Lease agreements can be as simple or as complex as you want to make them. Basic things that need to be included are property description, length of lease, and amount of compensation. Verbal agreements are still used and sounds like you landlord had a case of amnesia.


----------



## ARD Farm

I agree with the above poster, your landlord has memory lapse... To that end, I'd firm up the agreement i n writing asap. By writing, I don't mean a full blown legaleze type contract but a simple handwritten agreement plainly stating your intent and his (or her's) and rate of compensation or division of ctops.

I do it both ways (verbal/handshake) and written, depending on the 'feel' i get when I engage the prospective client the first time. I go by my instincts and I haven't been skunked yet.

One thing I do that maybe is uncommon but I only bill for services and fertilization once per year, usually in November with a due date prior to the first of the new year.
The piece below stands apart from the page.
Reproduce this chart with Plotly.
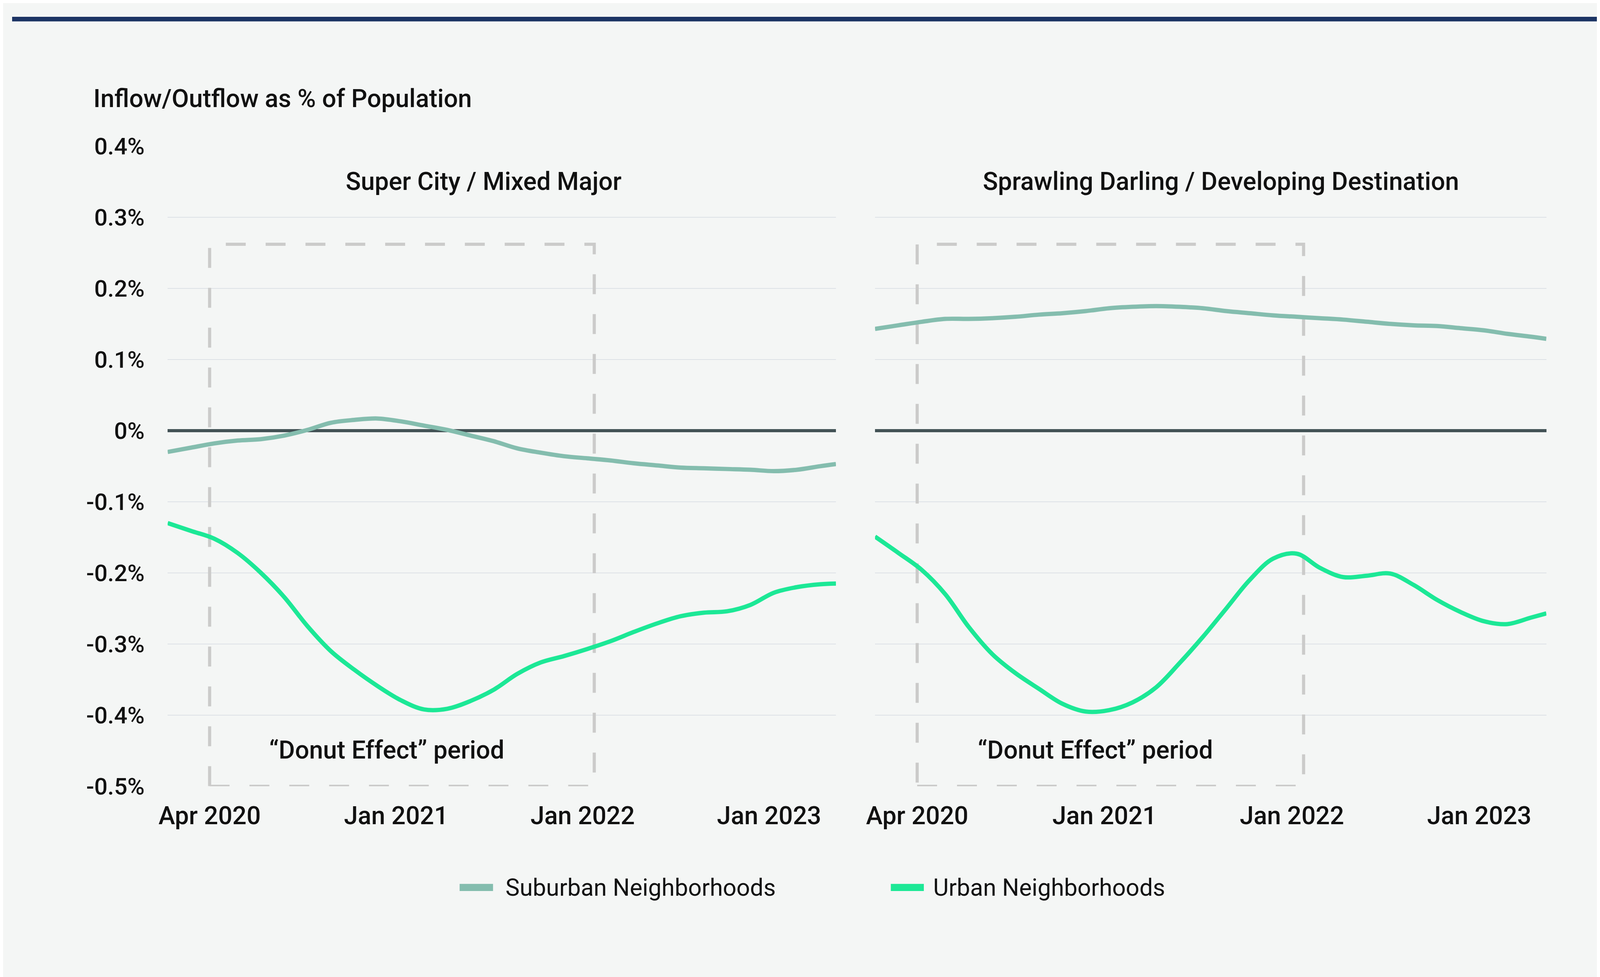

That billing is a complete breakdowm of all services, each and every time a particular operation is performed by cut frequency, based on (in my case) the current Michigan Custom Rate Schedule. I break it down to the actual cost per bale with all operations included plus dressing per cut. That applies to small squares as well as rounds.

It's a bit complex but your customers will apreciate knowing exactly what their outlay is plus you know what it's costing you to run the operation.


----------



## Lazy J

When we started farming we had only verbal agreements, no more. Every piece of ground we rent has a WRITTEN lease, I won't farm for anyone without one.
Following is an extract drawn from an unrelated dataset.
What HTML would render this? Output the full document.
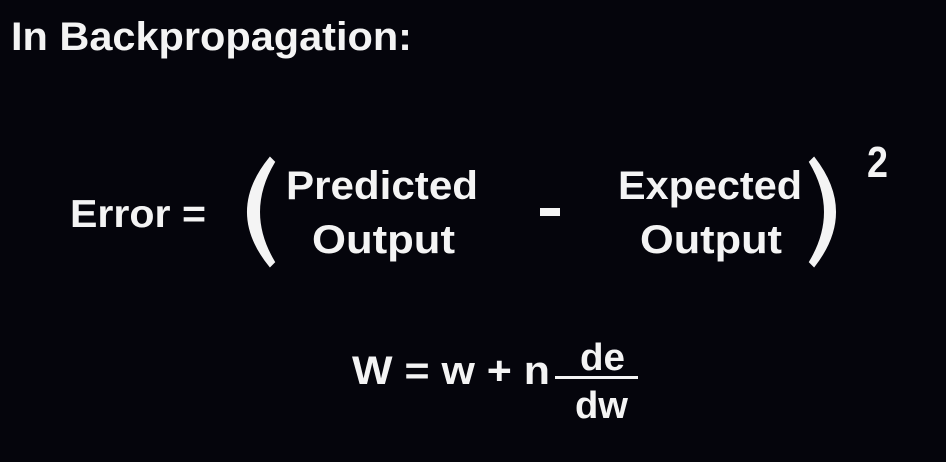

Each of our leases includes a termination date of September 1 following the laws from Iowa. Indiana does not have laws for farm land written as precisely or explicity as Iowa or other states.

Any land we put into hay has a 5 year lease.

Jim


----------



## Riot

After last years drought in texas, we where baling anything that would make a bale. Mowed rake and baled a place and as soon as the last bale was out the land owner filed a criminal trustpassing and the hay was theres.

Get everything in writing if not it will not hold up in court.


----------



## Nitram

OUCH!!!


----------



## Tim/South

Riot said:


> After last years drought in texas, we where baling anything that would make a bale. Mowed rake and baled a place and as soon as the last bale was out the land owner filed a criminal trustpassing and the hay was theres.
> 
> Get everything in writing if not it will not hold up in court.


Was the hay was baled too green and accidentally burned up in the field before they could haul it?


----------



## Riot

Oh trust me i thought of it but just not worth it. Once the Criminal trust passing was filed i couldnt get my net wrap off the bales even thou it was a physical that i paid for. Plus it was in close to town. this would not be the case if it was out of city limits not enough sherriffs

thou it was a city daughter of a repected farmer which is now black balled.. oh well leason learned at least it wasnt a few hundred


----------